Signed zeros: is this a bug?

Paul Rubin http
Sun Mar 11 19:21:38 EDT 2007


"Paddy" <paddy3118 at googlemail.com> writes:
> > Most machines these days use IEEE 754 which supports negative zero.
> > http://en.wikipedia.org/wiki/Negative_zero
> 
> Isn't negative zero mathematically the same as zero? Isn't -0 just an
> artefact of the representation of floating point numbers? Shouldn't
> f(0) == f(-0) for all functions f?

Not sure what you mean.  "Floating point numbers" and in particular
"IEEE 754 floating point numbers" are a set of values and operations
with particular characteristics, that computers happen to implement.
They are not the same thing as the mathematical real numbers.  For
example, there are infinitely many real numbers, but there are only
finitely many 64-bit IEEE floating point numbers (at most 2**64 of
them).  They don't satisfy the same algebraic laws as real numbers.
For example, (1e100 + 1) == 1e100, and as a consequence, (1e100 + 1) -
1e100 == 0, but (1e100 - 1e100) + 1 == 1, so the commutative addition
law doesn't hold.  These are all part of a mesh of interlocking
compromises made in floating point computer arithmetic to approximate
real-number arithmetic with finite-precision values.  At first (i.e.
from the early computer era through the 1970's or so) this stuff was
designed somewhat ad hoc by computer architects, but eventually
serious numerical mathemticians got into the act, figuring out how to
make the best possible choices of these compromises for numerical
computation.  The result was IEEE 754, which resulted in Prof.
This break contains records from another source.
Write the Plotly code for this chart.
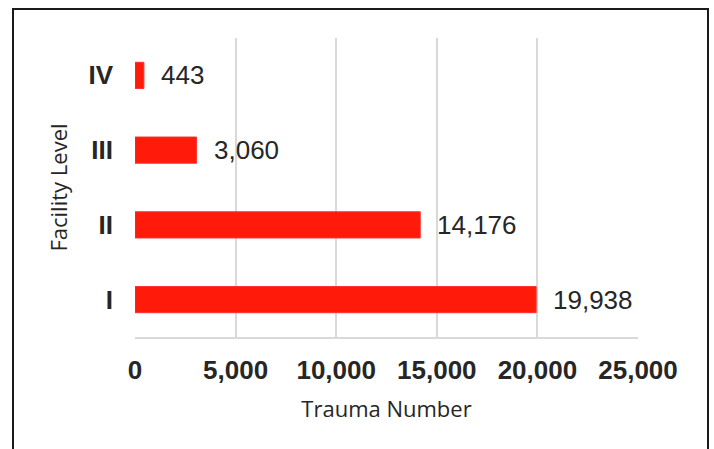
import plotly.graph_objects as go

categories = ["I", "II", "III", "IV"]
values = [19938, 14176, 3060, 443]
x_tick_values = [0, 5000, 10000, 15000, 20000, 25000]
x_tick_labels = ["0", "5,000", "10,000", "15,000", "20,000", "25,000"]
x_title = "Trauma Number"
y_title = "Facility Level"

W, H = 714, 449
ML, MR, MT, MB = 135, 76, 38, 112
PW, PH = W - ML - MR, H - MT - MB

fig = go.Figure()
fig.add_trace(go.Bar(
    x=values, y=categories, orientation="h", width=0.35,
    marker=dict(color="#ff1a0a", line=dict(color="#ff3030", width=1)),
    hoverinfo="x+y",
))

for v, c in zip(values, categories):
    fig.add_annotation(
        x=v, y=c, text=f"{v:,}", showarrow=False, xanchor="left", yanchor="middle",
        xshift=15, font=dict(family="Liberation Sans, Arial", size=26, color="#262626"),
    )

# outer frame
fig.add_shape(
    type="rect", xref="paper", yref="paper",
    x0=(13 - ML) / PW, x1=(708 - ML) / PW,
    y0=(MT + PH - 470) / PH, y1=(MT + PH - 9) / PH,
    line=dict(color="#1a1a1a", width=2), fillcolor="rgba(0,0,0,0)", layer="above",
)

fig.update_layout(
    width=W, height=H,
    margin=dict(l=ML, r=MR, t=MT, b=MB, autoexpand=False),
    paper_bgcolor="white", plot_bgcolor="white",
    showlegend=False,
    xaxis=dict(
        range=[0, 25000], tickvals=x_tick_values, ticktext=x_tick_labels,
        showgrid=True, gridcolor="#d9d9d9", gridwidth=1.5,
        zeroline=False, showline=True, linecolor="#d9d9d9", linewidth=1.5,
        ticks="", ticklabelstandoff=9,
        tickfont=dict(family="Liberation Sans, Arial", size=26, color="#262626", weight="bold"),
        title=dict(text=x_title, standoff=18,
                   font=dict(family="Open Sans", size=22, color="#262626")),
        fixedrange=True,
    ),
    yaxis=dict(
        type="category", range=[-0.5, 3.5],
        showgrid=False, zeroline=False, showline=False,
        ticks="", ticklabelstandoff=21,
        tickfont=dict(family="Liberation Sans, Arial", size=26, color="#262626", weight="bold"),
        title=dict(text=y_title, standoff=14,
                   font=dict(family="Open Sans", size=22, color="#262626")),
        fixedrange=True,
    ),
)

fig.write_html(
    "out.html",
    config={"displayModeBar": False},
    post_script="document.body.style.margin='0';document.body.style.overflow='hidden';",
)
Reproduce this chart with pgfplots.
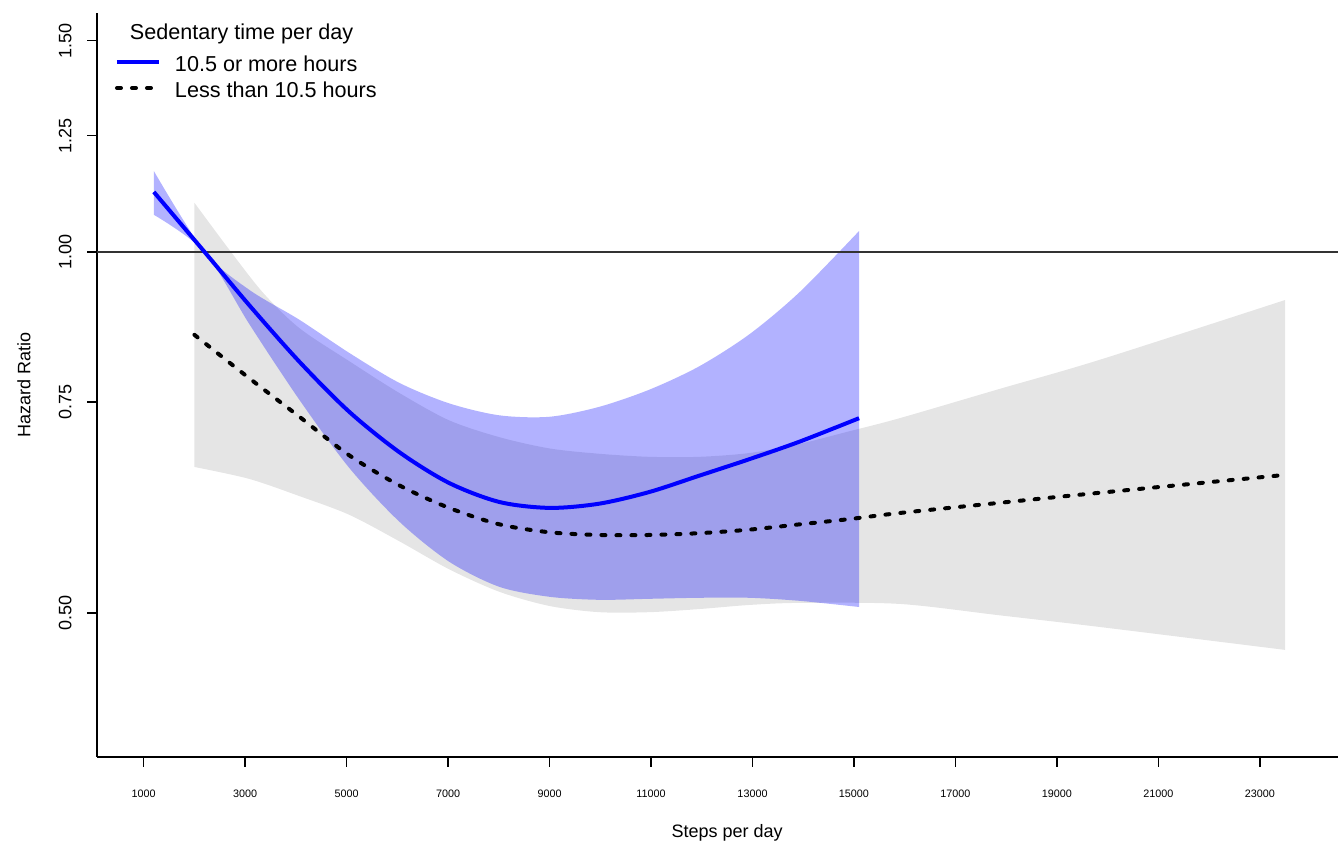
\documentclass[border=0pt]{standalone}
\usepackage{fontspec}
\setmainfont{Liberation Sans}
\usepackage{pgfplots}
\pgfplotsset{compat=1.18}
\usepgfplotslibrary{fillbetween}
\begin{document}
\begin{tikzpicture}
\begin{axis}[
  at={(48.5pt,44pt)}, anchor=south west,
  scale only axis, width=620.5pt, height=372pt,
  xmin=80, xmax=24540, ymode=log, ymin=0.3795, ymax=1.5817,
  axis x line*=bottom, axis y line*=left,
  axis line style={-, line width=0.8pt},
  xtick pos=bottom, ytick pos=left,
  tick align=outside, major tick length=5pt, tick style={black, line width=0.8pt},
  scaled x ticks=false,
  xtick={1000,3000,...,23000},
  xticklabels={1000,3000,5000,7000,9000,11000,13000,15000,17000,19000,21000,23000},
  ytick={0.5,0.75,1,1.25,1.5}, yticklabels={0.50,0.75,1.00,1.25,1.50},
  yminorticks=false, xminorticks=false,
  /pgf/number format/assume math mode=true,
  xticklabel style={yshift=-11.5pt, anchor=north, inner sep=0pt, font=\fontsize{5.4}{6}\selectfont},
  yticklabel style={xshift=-7.5pt, rotate=90, anchor=south, inner sep=0pt, font=\fontsize{9}{11}\selectfont},
  xlabel={Steps per day}, ylabel={Hazard Ratio},
  xlabel style={at={(axis description cs:0.5077,-0.1022)}, anchor=center, font=\fontsize{9}{11}\selectfont},
  ylabel style={at={(axis description cs:-0.0588,0.5)}, anchor=center, font=\fontsize{9}{11}\selectfont},
  legend image code/.code={\draw[#1] (0pt,0pt) -- (21pt,0pt);},
  legend cell align=left,
  legend style={at={(axis description cs:0.0145,0.9906)}, anchor=north west, draw=none, fill=none,
    inner sep=0pt, outer sep=0pt, column sep=7pt, row sep=3pt,
    font=\fontsize{10.8}{13}\selectfont, nodes={inner sep=0pt, text height=10pt, text depth=0pt}},
]
% Less than 10.5 hours: confidence band
\addplot[draw=none, forget plot, name path=gu, smooth] coordinates {
(2000,1.099) (2690,1.004) (3360,0.924) (4070,0.864) (5050,0.811) (6040,0.763) (7020,0.724) (8010,0.701) (9000,0.686) (9980,0.679) (10970,0.675) (11950,0.675) (12940,0.680) (13930,0.692) (14910,0.709) (15900,0.727) (17870,0.769) (19840,0.813) (23500,0.912)};
\addplot[draw=none, forget plot, name path=gl, smooth] coordinates {
(2000,0.662) (3080,0.647) (4070,0.626) (5050,0.604) (6040,0.574) (7020,0.544) (8010,0.521) (9000,0.507) (9980,0.501) (10970,0.501) (11950,0.504) (12940,0.508) (13930,0.510) (15900,0.509) (17870,0.498) (19840,0.487) (23500,0.466)};
\addplot[fill=black!10, draw=none, forget plot] fill between[of=gu and gl];
% reference line
\addplot[black!80, line width=0.8pt, forget plot] coordinates {(80,1) (24540,1)};
% Less than 10.5 hours: estimate
\addplot[black, line width=2pt, dash pattern=on 2pt off 5.5pt, line cap=round, smooth, forget plot] coordinates {
(2000,0.853) (3080,0.785) (4070,0.729) (5050,0.677) (6040,0.639) (7020,0.612) (8010,0.593) (9000,0.584) (9980,0.581) (10970,0.581) (11950,0.583) (12940,0.587) (13930,0.593) (14910,0.599) (15900,0.606) (17870,0.618) (19840,0.630) (23500,0.652)};
% 10.5 or more hours: confidence band
\addplot[draw=none, forget plot, name path=bu, smooth] coordinates {
(1200,1.168) (2200,1.000) (3080,0.930) (4070,0.878) (5050,0.824) (6040,0.778) (7020,0.748) (8010,0.731) (9000,0.729) (9980,0.743) (10970,0.768) (11950,0.803) (12940,0.854) (13930,0.926) (15100,1.041)};
\addplot[draw=none, forget plot, name path=bl, smooth] coordinates {
(1200,1.074) (2200,1.000) (3080,0.871) (4070,0.753) (5050,0.661) (6040,0.596) (7020,0.552) (8010,0.526) (9000,0.516) (9980,0.513) (10970,0.514) (11950,0.515) (12940,0.515) (13930,0.512) (15100,0.506)};
\addplot[fill=blue, fill opacity=0.3, draw=none, forget plot] fill between[of=bu and bl];
% 10.5 or more hours: estimate
\addplot[blue, line width=2pt, smooth, forget plot] coordinates {
(1200,1.122) (2200,1.000) (3080,0.903) (4070,0.810) (5050,0.736) (6040,0.681) (7020,0.642) (8010,0.619) (9000,0.612) (9980,0.617) (10970,0.631) (11950,0.651) (12940,0.672) (13930,0.695) (15100,0.727)};
% legend
\addlegendimage{empty legend}
\addlegendentry[text depth=3pt]{\hspace*{-22.5pt}Sedentary time per day}
\addlegendimage{blue, line width=2pt}
\addlegendentry{10.5 or more hours}
\addlegendimage{black, line width=2pt, dash pattern=on 2pt off 5.5pt, line cap=round}
\addlegendentry{Less than 10.5 hours}
\end{axis}
\pgfresetboundingbox
\path[use as bounding box] (0,0) rectangle (669pt,422.5pt);
\end{tikzpicture}
\end{document}
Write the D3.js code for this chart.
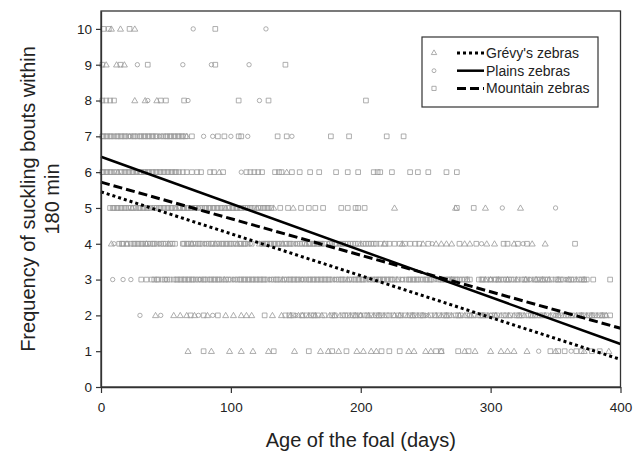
<!DOCTYPE html>
<html>
<head>
<meta charset="utf-8">
<script src="https://cdn.jsdelivr.net/npm/d3@7"></script>
<style>
  html, body { margin: 0; padding: 0; background: #fff; }
  svg { display: block; font-family: "Liberation Sans", Arial, sans-serif; }
</style>
</head>
<body>
<svg id="chart" width="643" height="464"></svg>
<script>
// ---- Data ----
const xTicks = [0, 100, 200, 300, 400];
const yTicks = [0, 1, 2, 3, 4, 5, 6, 7, 8, 9, 10];
const seriesNames = ["Grévy's zebras", "Plains zebras", "Mountain zebras"];

// regression lines: [frequency at day 0, frequency at day 400]
const grevyLine = [5.45, 0.77];
const plainsLine = [6.43, 1.2];
const mountainLine = [5.72, 1.64];

// observations per frequency value: days of foal age
const grevyRows = {
  10: [8, 15, 26],
  9: [4, 12, 18],
  8: [26, 34, 43],
  7: [66],
  6: [13, 91, 143],
  5: [24, 58, 96, 120, 133, 148, 226, 273, 296, 323],
  4: [8, 20, 35, 52, 70, 88, 105, 122, 140, 158, 175, 200, 218, 232, 248, 258, 262, 266, 270, 280, 284, 297, 303, 318, 332, 342],
  3: [95, 140, 190, 228, 262, 270, 282, 296, 300, 306, 313, 320, 327, 335, 340, 345, 352, 360, 366, 372],
  2: [42, 56, 61, 66, 72, 82, 96, 102, 108, 112, 116, 132, 139, 146, 152, 155, 160, 165, 170, 176, 180, 184, 192, 196, 200, 206, 210, 214, 218, 226, 230, 236, 240, 244, 248, 252, 258, 262, 266, 270, 276, 280, 285, 290, 294, 298, 304, 308, 314, 318, 322, 326, 332, 336, 342, 346, 352, 356, 362, 366, 370, 374, 378, 382, 386, 389],
  1: [67, 85, 99, 108, 117, 129, 149, 169, 175, 183, 197, 202, 208, 212, 237, 241, 250, 254, 262, 280, 288, 300, 308, 313, 318, 328, 350, 372, 391]
};
const plainsRows = {
  10: [71, 127],
  9: [28, 63, 85, 114],
  8: [36, 67, 122],
  7: [22, 45, 79, 86, 100, 113, 147],
  6: [28, 108],
  5: [40, 75, 110, 309, 350],
  4: [10, 45, 80, 115, 150, 185, 255, 293, 325],
  3: [9, 17, 23, 50, 76, 102, 130, 155, 180, 206, 232, 258, 300, 330, 358],
  2: [30, 46, 75, 86, 150, 200, 250, 300, 350],
  1: [337, 362]
};
const mountainRows = {
  10: [2, 6, 22, 88],
  9: [1, 15, 36, 88, 142],
  8: [1, 4, 7, 10, 46, 50, 64, 106, 129, 204],
  7: [1, 2, 4, 5, 7, 8, 10, 12, 13, 15, 16, 18, 19, 21, 23, 25, 26, 28, 30, 31, 33, 34, 36, 37, 39, 40, 42, 43, 46, 48, 50, 51, 53, 54, 56, 57, 59, 60, 62, 63, 65, 70, 90, 95, 106, 108, 136, 143, 177, 191, 220, 233],
  6: [1, 2, 4, 5, 7, 8, 10, 12, 15, 16, 18, 19, 21, 22, 24, 25, 27, 30, 31, 33, 34, 36, 37, 39, 40, 42, 43, 45, 46, 48, 49, 51, 52, 54, 55, 57, 58, 60, 63, 66, 70, 74, 77, 84, 87, 94, 112, 115, 118, 121, 124, 134, 137, 139, 147, 153, 161, 168, 181, 190, 198, 210, 213, 215, 224, 238, 244, 252, 266, 274],
  5: [7, 9, 10, 12, 13, 15, 16, 18, 19, 21, 23, 25, 27, 29, 30, 32, 33, 35, 36, 38, 41, 43, 45, 46, 48, 49, 51, 52, 54, 55, 57, 60, 61, 63, 64, 66, 67, 69, 70, 72, 73, 76, 78, 80, 81, 83, 84, 86, 87, 89, 90, 92, 93, 95, 98, 99, 101, 102, 104, 105, 107, 108, 111, 113, 115, 116, 118, 121, 123, 125, 126, 128, 129, 131, 138, 144, 154, 160, 165, 171, 185, 190, 196, 198, 203, 274, 287],
  4: [14, 16, 17, 20, 23, 25, 26, 28, 29, 31, 32, 34, 36, 38, 40, 41, 43, 46, 48, 50, 53, 55, 57, 63, 64, 66, 67, 69, 71, 73, 75, 76, 78, 81, 83, 85, 86, 89, 91, 93, 94, 96, 97, 99, 100, 102, 104, 107, 108, 110, 111, 113, 116, 124, 125, 127, 128, 130, 131, 133, 134, 136, 137, 139, 142, 143, 145, 146, 148, 151, 153, 155, 157, 160, 161, 163, 164, 166, 167, 169, 170, 172, 176, 178, 180, 181, 184, 186, 188, 190, 192, 194, 196, 198, 202, 204, 206, 208, 210, 212, 215, 219, 222, 226, 230, 234, 238, 242, 245, 252, 276, 289, 310, 313, 321, 328, 365],
  3: [31, 35, 39, 41, 43, 44, 47, 49, 51, 53, 56, 58, 59, 61, 62, 64, 65, 67, 68, 70, 71, 73, 75, 77, 79, 80, 82, 84, 85, 87, 88, 90, 91, 93, 96, 98, 100, 103, 105, 107, 108, 110, 111, 113, 114, 116, 117, 119, 120, 122, 123, 125, 126, 128, 131, 133, 135, 136, 138, 141, 143, 145, 146, 148, 149, 151, 152, 154, 156, 158, 160, 161, 163, 164, 166, 167, 169, 170, 172, 173, 175, 176, 178, 181, 183, 185, 186, 188, 191, 193, 195, 196, 198, 199, 201, 202, 204, 207, 209, 211, 212, 214, 215, 217, 218, 220, 221, 223, 224, 226, 229, 232, 235, 237, 238, 240, 241, 243, 244, 246, 248, 250, 251, 253, 254, 256, 260, 263, 265, 267, 268, 270, 271, 273, 274, 276, 278, 280, 282, 284, 291, 293, 294, 297, 300, 303, 304, 306, 308, 310, 312, 314, 316, 318, 321, 324, 326, 328, 331, 334, 336, 338, 340, 342, 344, 347, 350, 352, 354, 356, 360, 362, 364, 368, 370, 372, 374, 379, 392],
  2: [69, 79, 90, 126, 142, 145, 148, 155, 158, 162, 164, 167, 172, 178, 180, 186, 188, 190, 194, 196, 199, 203, 205, 208, 212, 214, 216, 220, 222, 225, 229, 231, 234, 238, 240, 242, 246, 248, 254, 257, 260, 264, 266, 268, 273, 275, 277, 282, 284, 287, 292, 294, 296, 301, 303, 305, 310, 312, 315, 320, 322, 324, 329, 331, 334, 338, 340, 343, 348, 352, 354, 358, 360, 363, 368, 370, 372, 376, 378, 380, 384, 386, 388, 392],
  1: [79, 133, 160, 178, 189, 216, 222, 230, 258, 262, 275, 283, 346, 352, 357, 366, 370, 378, 384]
};

// ---- Drawing ----
const svg = d3.select("#chart");
const x = d3.scaleLinear().domain([0, 400]).range([101, 620.5]);
const y = d3.scaleLinear().domain([0, 10.5]).range([387, 11]);
const gray = "#999";
const axisColor = "#333";

function flatten(rows) {
  const out = [];
  Object.keys(rows).forEach(k => rows[k].forEach(d => out.push({ day: d, freq: +k })));
  return out;
}

const symbolType = { tri: d3.symbolTriangle, circ: d3.symbolCircle, sq: d3.symbolSquare };
const symbolSize = { tri: 16, circ: 15, sq: 22 };

function drawPoints(rows, kind) {
  const sym = d3.symbol().type(symbolType[kind]).size(symbolSize[kind]);
  svg.append("g").selectAll("path").data(flatten(rows)).join("path")
    .attr("d", sym)
    .attr("transform", d => `translate(${x(d.day)},${y(d.freq) + (kind === "tri" ? 0.5 : 0)})`)
    .attr("fill", "none")
    .attr("stroke", gray)
    .attr("stroke-width", 0.8);
}
drawPoints(mountainRows, "sq");
drawPoints(grevyRows, "tri");
drawPoints(plainsRows, "circ");

// regression lines
const lineStyles = [
  { vals: grevyLine, dash: "3,3", width: 3 },
  { vals: plainsLine, dash: null, width: 2.5 },
  { vals: mountainLine, dash: "9,4", width: 3 }
];
const lineGen = d3.line().x(d => x(d[0])).y(d => y(d[1]));
lineStyles.forEach(s => {
  svg.append("path")
    .attr("d", lineGen([[0, s.vals[0]], [400, s.vals[1]]]))
    .attr("fill", "none")
    .attr("stroke", "#000")
    .attr("stroke-width", s.width)
    .attr("stroke-dasharray", s.dash);
});

// frame
svg.append("rect")
  .attr("x", x(0)).attr("y", y(10.5))
  .attr("width", x(400) - x(0)).attr("height", y(0) - y(10.5))
  .attr("fill", "none").attr("stroke", axisColor).attr("stroke-width", 1.3);

// axes
const xAxis = svg.append("g").attr("transform", `translate(0,${y(0)})`)
  .call(d3.axisBottom(x).tickValues(xTicks).tickSize(6).tickPadding(9).tickSizeOuter(0));
const yAxis = svg.append("g").attr("transform", `translate(${x(0)},0)`)
  .call(d3.axisLeft(y).tickValues(yTicks).tickSize(5).tickPadding(4).tickSizeOuter(0));
[xAxis, yAxis].forEach(a => {
  a.select(".domain").attr("stroke", axisColor).attr("stroke-width", 1.3);
  a.selectAll(".tick line").attr("stroke", axisColor).attr("stroke-width", 1.2);
  a.selectAll(".tick text").attr("font-size", 13.5).attr("fill", "#222")
    .attr("font-family", "'Liberation Sans', Arial, sans-serif");
});

// axis titles
svg.append("text")
  .attr("x", (x(0) + x(400)) / 2).attr("y", 447)
  .attr("text-anchor", "middle").attr("font-size", 20).attr("fill", "#222")
  .text("Age of the foal (days)");
const yt = svg.append("text")
  .attr("transform", `translate(35,${(y(0) + y(10.5)) / 2}) rotate(-90)`)
  .attr("text-anchor", "middle").attr("font-size", 20).attr("fill", "#222");
yt.append("tspan").attr("x", 0).attr("dy", 0).text("Frequency of suckling bouts within");
yt.append("tspan").attr("x", 0).attr("dy", 24).text("180 min");

// legend
const lg = svg.append("g");
lg.append("rect").attr("x", 422).attr("y", 37).attr("width", 176).attr("height", 70)
  .attr("fill", "#fff").attr("stroke", axisColor).attr("stroke-width", 1.2);
const legendKinds = ["tri", "circ", "sq"];
seriesNames.forEach((name, i) => {
  const cy = 53 + i * 17.7;
  const k = legendKinds[i];
  lg.append("path")
    .attr("d", d3.symbol().type(symbolType[k]).size(symbolSize[k] * 0.8)())
    .attr("transform", `translate(434,${cy})`)
    .attr("fill", "none").attr("stroke", gray).attr("stroke-width", 0.8);
  const s = lineStyles[i];
  lg.append("line").attr("x1", 457).attr("x2", 484).attr("y1", cy).attr("y2", cy)
    .attr("stroke", "#000").attr("stroke-width", s.width).attr("stroke-dasharray", s.dash);
  lg.append("text").attr("x", 486).attr("y", cy + 5)
    .attr("font-size", 14).attr("fill", "#222").text(name);
});
</script>
</body>
</html>
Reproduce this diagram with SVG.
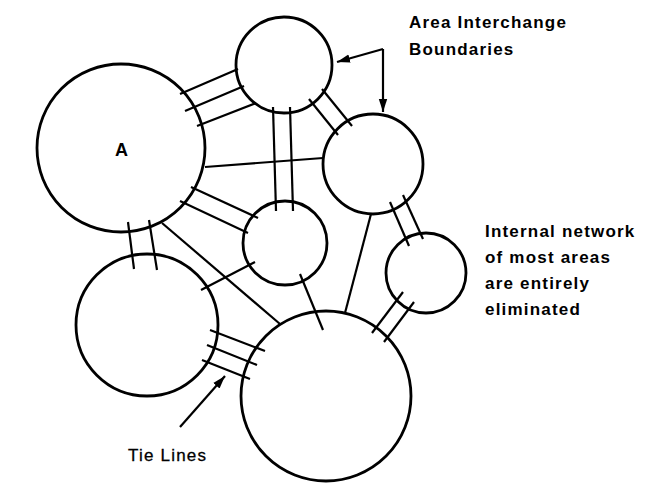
<svg xmlns="http://www.w3.org/2000/svg" width="648" height="503" viewBox="0 0 648 503">
<style>
.area{fill:none;stroke:#000;stroke-width:2.8}
.ln{stroke:#000;stroke-width:2.2;fill:none;stroke-linecap:butt}
.lbl{font-family:"Liberation Sans",Arial,sans-serif;font-weight:bold;font-size:17px;letter-spacing:1.2px;fill:#000}
.reg{font-family:"Liberation Sans",Arial,sans-serif;font-size:17px;letter-spacing:1.2px;fill:#000;stroke:#000;stroke-width:0.3}
</style>
<defs>
<marker id="ah" markerUnits="userSpaceOnUse" markerWidth="14" markerHeight="10" refX="13" refY="5" orient="auto">
<path d="M0,0.8 L13,5 L0,9.2 Z" fill="#000"/>
</marker>
</defs>
<rect width="648" height="503" fill="#fff"/>
<g id="areaA"><circle class="area" cx="121" cy="148" r="84"/><text x="121.5" y="156" text-anchor="middle" class="lbl" style="font-size:18px;letter-spacing:0">A</text></g>
<g id="areaT"><circle class="area" cx="284" cy="65" r="48"/></g>
<g id="areaR"><circle class="area" cx="373" cy="164" r="50"/></g>
<g id="areaC"><circle class="area" cx="285" cy="243" r="42"/></g>
<g id="areaS"><circle class="area" cx="426" cy="273" r="40"/></g>
<g id="areaBL"><circle class="area" cx="147" cy="325" r="71"/></g>
<g id="areaB"><circle class="area" cx="326" cy="396" r="85"/></g>
<g id="connectors">
<line class="ln" x1="180" y1="94" x2="238" y2="69"/>
<line class="ln" x1="185" y1="111" x2="244" y2="86"/>
<line class="ln" x1="197" y1="126" x2="256" y2="103"/>
<line class="ln" x1="205" y1="167" x2="323" y2="158"/>
<line class="ln" x1="273" y1="107" x2="276" y2="211"/>
<line class="ln" x1="290" y1="107" x2="293" y2="211"/>
<line class="ln" x1="309" y1="99" x2="338" y2="135"/>
<line class="ln" x1="322" y1="89" x2="352" y2="126"/>
<line class="ln" x1="191" y1="187" x2="258" y2="218"/>
<line class="ln" x1="180" y1="201" x2="248" y2="233"/>
<line class="ln" x1="128" y1="222" x2="134" y2="269"/>
<line class="ln" x1="149" y1="220" x2="157" y2="270"/>
<line class="ln" x1="162" y1="223" x2="280" y2="324"/>
<line class="ln" x1="201" y1="290" x2="255" y2="262"/>
<line class="ln" x1="210" y1="330" x2="265" y2="351"/>
<line class="ln" x1="207" y1="345" x2="257" y2="365"/>
<line class="ln" x1="202" y1="360" x2="250" y2="379"/>
<line class="ln" x1="300" y1="274" x2="323" y2="330"/>
<line class="ln" x1="371" y1="214" x2="345" y2="313"/>
<line class="ln" x1="390" y1="202" x2="409" y2="246"/>
<line class="ln" x1="403" y1="195" x2="423" y2="239"/>
<line class="ln" x1="372" y1="333" x2="403" y2="292"/>
<line class="ln" x1="384" y1="342" x2="414" y2="302"/>
</g>
<g id="callouts">
<line class="ln" x1="383" y1="49" x2="337" y2="62" marker-end="url(#ah)"/>
<line class="ln" x1="383" y1="49" x2="383" y2="112" marker-end="url(#ah)"/>
<line class="ln" x1="180" y1="427" x2="225" y2="376" marker-end="url(#ah)"/>
<text class="lbl" x="409" y="28">Area Interchange</text>
<text class="lbl" x="409" y="55">Boundaries</text>
<text class="lbl" x="485" y="237">Internal network</text>
<text class="lbl" x="485" y="263">of most areas</text>
<text class="lbl" x="485" y="289">are entirely</text>
<text class="lbl" x="485" y="315">eliminated</text>
<text class="reg" x="128" y="461">Tie Lines</text>
</g>
</svg>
Kahan
winning the Turing award in 1989.

IEEE 754 specifies that -0 and +0 are separate numbers.  Yes it is an
artifact in the sense of being one of the compromises.  But these
compromises all interact with each other to make the errors cancel in
various numerical algorithms.  The existence of -0 in IEEE 754 is part
of an intricate framework designed very carefully over a long period
by extremely experienced and knowledgeable people who knew what they
were doing.  It's not really wise to mess with it unless you're
planning to undertake a project to redesign computer arithmetic of
similar scope to the IEEE 754 effort.

> Getting back to Python, shouldn't we strive to remove any distinction?
> a zero is a zero regardless of sign and a function like atan returning
> one of two different vaues for an argument of zero is actually
> mathematically not a bad thing to do?

No.  Floating point numbers are not the same as real numbers and they
don't satisfy the same laws.  There have been some proposals
(rejected) for Python to support exact rational arithmetic in addition
to floating point and exact integer arithmetic.  Exact rationals in
Python (if implemented) should behave like mathematical rationals.
But Python floating point arithmetic should follow IEEE 754, at least
when the hardware supports it, which these days is almost always.